CEJIL - along with ten other social organizations - denounced before the Inter-American Commission on Human Rights (IACHR) the multiple violations of human rights involved in the construction of the interoceanic canal in Nicaragua.

The construction of the canal covers a strip of land 278 kilometers long, with a surrounding area of 10 km on either side. It is a construction that is three times larger than the Panama canal and will result in the greatest soil and sediment removal of all time. This has prompted much concern by environmental organizations that have shown that the canal’s route will affect 7 protected areas, destroy 193 thousand hectares of diverse forests, and poses a threat of contamination to the Great Lake Cocibolca, the most important Central American freshwater reservoir.

The organizations bringing the complaint also expressed concern about the State's failure to consult with indigenous peoples and people of African descent. These groups are found in 52% of the Canal route and will be affected by the process of land expropriation, and the violation of their land rights and their right to participation and self-determination. An additional 119,000 people might be displaced.

For the petitioners, these situations amount to violations of both social and cultural rights as well as civil and political rights.

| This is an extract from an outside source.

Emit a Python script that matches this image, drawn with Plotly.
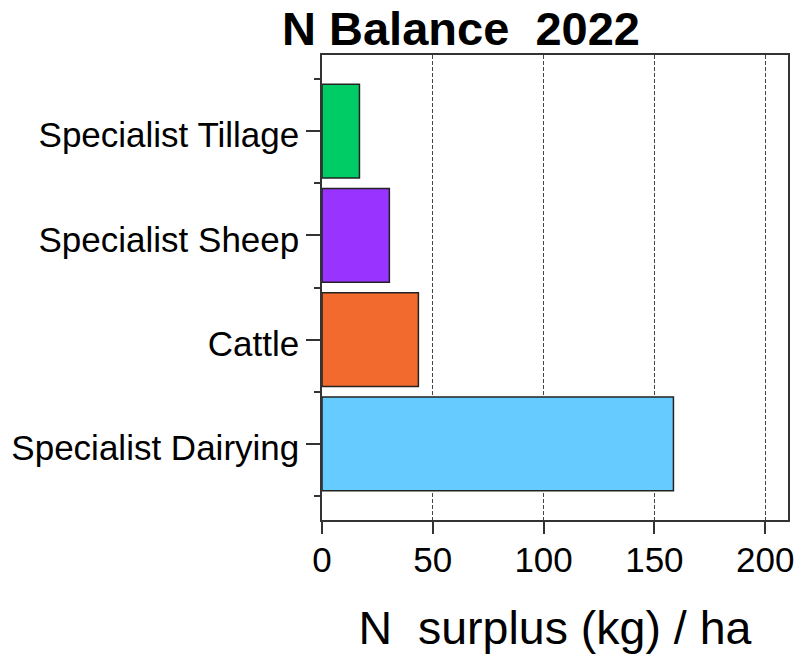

Within this framework, a request was made at the regular session of hearings in March that the Commission carry out an official visit to Nicaragua and report in detail the scope and consequences of the implementation of the project, promoting a broad and transparent debate and using consultation mechanisms with the affected population. The State was held accountable for the project and the IACHR reiterated its request for the authorities to visit the country.